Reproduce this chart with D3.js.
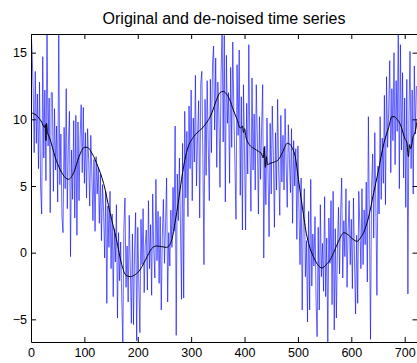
<!DOCTYPE html>
<html>
<head>
<meta charset="utf-8">
<script src="https://cdn.jsdelivr.net/npm/d3@7"></script>
<style>
  html, body { margin: 0; padding: 0; background: #fff; }
  svg { display: block; font-family: "Liberation Sans", Arial, sans-serif; }
</style>
</head>
<body>
<svg id="chart" width="417" height="363"></svg>
<script>
// ---- data ----
const titleText = "Original and de-noised time series";
const xTicks = [0, 100, 200, 300, 400, 500, 600, 700];
const yTicks = [-5, 0, 5, 10, 15];

// original (noisy) series, sampled every 2 time steps starting at 0
const noisyStep = 2;
const noisyValues = [
  16.8, 15.1, 12.4, 7.5, 13.6, 8.2, 11.9, 6.3, 12.8, 4.9,
  2.9, 14.7, 7.1, 12.2, 5.4, 16.8, 8.0, 11.6, 3.0, 12.0,
  12.0, 4.6, 10.8, 6.2, 9.5, 3.8, 16.8, 5.1, 8.9, 2.7,
  1.5, 9.4, 4.8, 12.3, 3.3, 8.1, 10.6, -0.3, 7.7, 4.0,
  9.9, 2.6, 10.3, 1.3, 9.8, 3.9, 8.6, 11.1, 6.0, 10.9,
  5.2, 9.0, 4.1, 9.3, 7.0, 3.5, 8.8, 5.9, 2.4, 7.0,
  1.6, 7.2, 4.4, 6.4, 2.2, 5.9, 0.9, 5.1, 3.1, -0.4,
  4.6, -3.8, 3.5, 0.4, 4.6, -1.2, 2.9, -3.3, 1.8, -0.7,
  3.6, -4.9, 1.5, -2.1, 0.8, -3.4, -6.9, 1.9, 4.1, -2.6,
  0.5, -3.7, 2.8, -1.1, -5.3, 1.4, -5.4, 0.2, 3.0, -6.6,
  1.9, -2.4, -6.0, 2.5, -0.9, 3.3, -3.0, 0.6, 1.7, -2.8,
  3.9, -1.2, 2.1, -3.2, 4.4, 0.2, -1.9, 5.5, -0.6, 3.1,
  -2.3, 2.7, -4.3, 1.2, 4.0, -0.8, 2.0, 5.6, -3.7, 1.5,
  -1.0, 3.2, 0.4, 4.9, 1.6, 9.5, -6.2, 5.9, 2.4, 7.1,
  1.9, -3.5, 8.2, -3.4, 10.6, 4.1, 9.1, 2.7, 11.0, 6.3,
  12.2, 3.9, 10.1, 6.8, 13.3, 5.0, 8.7, 11.4, 2.6, 12.7,
  13.6, 7.0, -0.9, 11.5, 5.8, 12.9, 8.1, 3.9, 13.0, 7.5,
  14.1, 15.5, 9.2, 14.6, 6.4, 12.8, 10.3, 4.9, 13.4, 16.8,
  8.3, 16.3, 3.8, 14.8, 9.7, 12.0, 5.2, 13.9, 7.9, 15.8,
  10.5, 6.6, 2.5, 14.1, 8.8, 15.2, 4.3, 11.7, 1.7, 12.6,
  7.4, 1.7, 11.2, 5.9, 15.6, 8.1, 3.1, 13.1, 6.2, 10.4,
  4.7, 12.6, 8.6, 2.9, 10.2, 5.5, 9.4, 12.6, -0.4, 8.0,
  3.6, 10.1, 6.0, 1.2, 9.7, 4.4, 11.0, 7.3, 1.9, 9.0,
  4.7, 11.5, 6.1, 2.8, 10.3, 5.3, 8.8, 4.7, 10.8, 6.5,
  3.4, 9.6, 7.1, 4.5, 9.3, 2.2, 8.4, 5.0, 7.8, 1.0,
  8.0, 3.0, -0.9, 5.6, -4.3, 2.4, 4.8, -1.8, 0.9, -5.2,
  3.1, -4.3, 5.5, -2.5, 1.4, -1.0, 2.7, -3.6, -6.3, 1.9,
  -4.3, 3.6, -1.8, 0.7, -2.9, 4.2, -3.3, 1.1, -6.9, 2.6,
  -0.8, 3.9, -3.9, 4.6, -5.8, 1.8, -4.9, 0.3, 3.4, -1.6,
  3.0, 5.6, -1.9, 2.4, -0.3, 4.8, -2.6, 1.6, 3.9, -0.9,
  2.5, -2.7, 4.1, -0.5, -4.6, 1.3, -3.8, 4.6, 2.0, -1.2,
  4.8, -0.9, 3.2, 0.6, 5.3, -2.2, 10.2, 1.9, -6.5, 4.9,
  7.4, 1.1, 9.0, 3.4, -3.2, 6.5, 2.9, 10.2, 4.0, 8.6,
  5.2, 11.8, 3.6, 13.2, 7.9, 10.7, 14.4, 6.0, 12.3, 8.4,
  15.0, 6.6, 12.9, 9.1, 16.8, 4.8, 15.6, 7.7, 13.5, 5.6,
  11.6, 3.4, 13.0, -3.1, 10.2, 15.1, 6.3, 12.2, 4.4, 14.0, 8.9, 12.5
];

// de-noised series (black curve), read at these time steps
const smoothX = [0, 10, 20, 25, 27, 28, 29, 31, 35, 45, 55, 65, 70, 80, 90, 100, 105, 115, 125, 136,
  148, 160, 170, 178, 186, 195, 204, 215, 226, 235, 245, 254, 260, 264, 270, 276, 282, 290, 295, 305,
  311, 320, 326, 333, 339, 347, 354, 360, 364, 372, 379, 386, 392, 396, 398, 400, 403, 406, 411, 418,
  426, 432, 435, 437, 439, 441, 443, 448, 456, 464, 472, 480, 486, 490, 495, 501, 508, 517, 523, 529,
  537, 545, 553, 561, 568, 576, 586, 592, 598, 605, 611, 617, 623, 632, 642, 650, 661, 670, 676, 680,
  686, 692, 701, 704, 707, 709, 711, 716, 720, 724];
const smoothY = [10.5, 10.3, 9.8, 9.4, 9.6, 8.4, 9.7, 9.0, 8.6, 7.2, 6.2, 5.6, 5.5, 6.0, 7.2, 7.9, 7.9, 7.4, 6.5, 5.2,
  3.0, 1.0, -0.9, -1.7, -1.8, -1.65, -1.3, -0.5, 0.3, 0.5, 0.45, 0.4, 0.6, 1.0, 2.3, 3.8, 5.5, 7.3, 8.0, 8.7,
  9.0, 9.3, 9.6, 10.0, 10.5, 11.4, 12.0, 12.1, 12.0, 11.5, 10.7, 10.0, 9.35, 9.5, 9.0, 9.3, 8.6, 8.3, 8.0, 7.8,
  7.6, 7.4, 7.1, 7.9, 6.4, 7.2, 6.6, 6.7, 6.8, 7.0, 7.6, 8.2, 8.1, 7.8, 7.2, 5.5, 3.5, 1.2, 0.3, -0.3,
  -0.9, -1.15, -0.9, -0.5, 0.1, 0.85, 1.5, 1.4, 1.2, 0.95, 0.85, 1.1, 1.5, 2.6, 4.5, 6.0, 8.2, 9.4, 10.2, 10.2,
  10.0, 9.6, 8.5, 8.3, 7.2, 8.1, 7.8, 8.7, 9.1, 10.1];

// ---- layout ----
const M = { left: 31, right: 417.5, top: 34, bottom: 342 };
const x = d3.scaleLinear().domain([0, 724]).range([M.left, M.right]);
const y = d3.scaleLinear().domain([-6.7, 16.4]).range([M.bottom, M.top]);

const svg = d3.select("#chart");

svg.append("defs").append("clipPath").attr("id", "plotclip")
  .append("rect").attr("x", M.left).attr("y", M.top)
  .attr("width", M.right - M.left).attr("height", M.bottom - M.top);

const noisy = noisyValues.map((v, i) => [i * noisyStep, v]);
const smooth = smoothX.map((t, i) => [t, smoothY[i]]);

const g = svg.append("g").attr("clip-path", "url(#plotclip)");

g.append("path")
  .datum(noisy)
  .attr("fill", "none")
  .attr("stroke", "#0000ff")
  .attr("stroke-width", 0.6)
  .attr("d", d3.line().x(d => x(d[0])).y(d => y(d[1])));

g.append("path")
  .datum(smooth)
  .attr("fill", "none")
  .attr("stroke", "#000")
  .attr("stroke-width", 1)
  .attr("d", d3.line().x(d => x(d[0])).y(d => y(d[1])).curve(d3.curveMonotoneX));

// ---- axes (MATLAB-style box with inward ticks) ----
const tickLen = 5;
const axB = svg.append("g").attr("transform", `translate(0,${M.bottom})`)
  .call(d3.axisBottom(x).tickValues(xTicks).tickSizeInner(-tickLen).tickSizeOuter(0).tickPadding(6));
const axT = svg.append("g").attr("transform", `translate(0,${M.top})`)
  .call(d3.axisTop(x).tickValues(xTicks).tickSizeInner(-tickLen).tickSizeOuter(0).tickFormat(""));
const axL = svg.append("g").attr("transform", `translate(${M.left},0)`)
  .call(d3.axisLeft(y).tickValues(yTicks).tickSizeInner(-tickLen).tickSizeOuter(0).tickPadding(4));
const axR = svg.append("g").attr("transform", `translate(${M.right},0)`)
  .call(d3.axisRight(y).tickValues(yTicks).tickSizeInner(-tickLen).tickSizeOuter(0).tickFormat(""));

[axB, axT, axL, axR].forEach(a => {
  a.select(".domain").attr("stroke", "#000").attr("stroke-width", 1);
  a.selectAll(".tick line").attr("stroke", "#000");
  a.selectAll("text").attr("fill", "#000").style("font-size", "12.5px")
    .style("font-family", '"Liberation Sans", Arial, sans-serif');
});

svg.append("text")
  .attr("x", 224).attr("y", 24)
  .attr("text-anchor", "middle")
  .style("font-size", "16px")
  .style("font-family", '"Liberation Sans", Arial, sans-serif')
  .attr("fill", "#000")
  .text(titleText);
</script>
</body>
</html>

────

◆ GIVEN TASK
Repeat, exactly and in full, each line from the start of the data to the line that contains "const yTicks = [-5, 0, 5, 10, 15];". Pictures do not go in.

◆ RESPONSE TO THIS EXERCISE
Reproduce this chart with D3.js.
<!DOCTYPE html>
<html>
<head>
<meta charset="utf-8">
<script src="https://cdn.jsdelivr.net/npm/d3@7"></script>
<style>
  html, body { margin: 0; padding: 0; background: #fff; }
  svg { display: block; font-family: "Liberation Sans", Arial, sans-serif; }
</style>
</head>
<body>
<svg id="chart" width="417" height="363"></svg>
<script>
// ---- data ----
const titleText = "Original and de-noised time series";
const xTicks = [0, 100, 200, 300, 400, 500, 600, 700];
const yTicks = [-5, 0, 5, 10, 15];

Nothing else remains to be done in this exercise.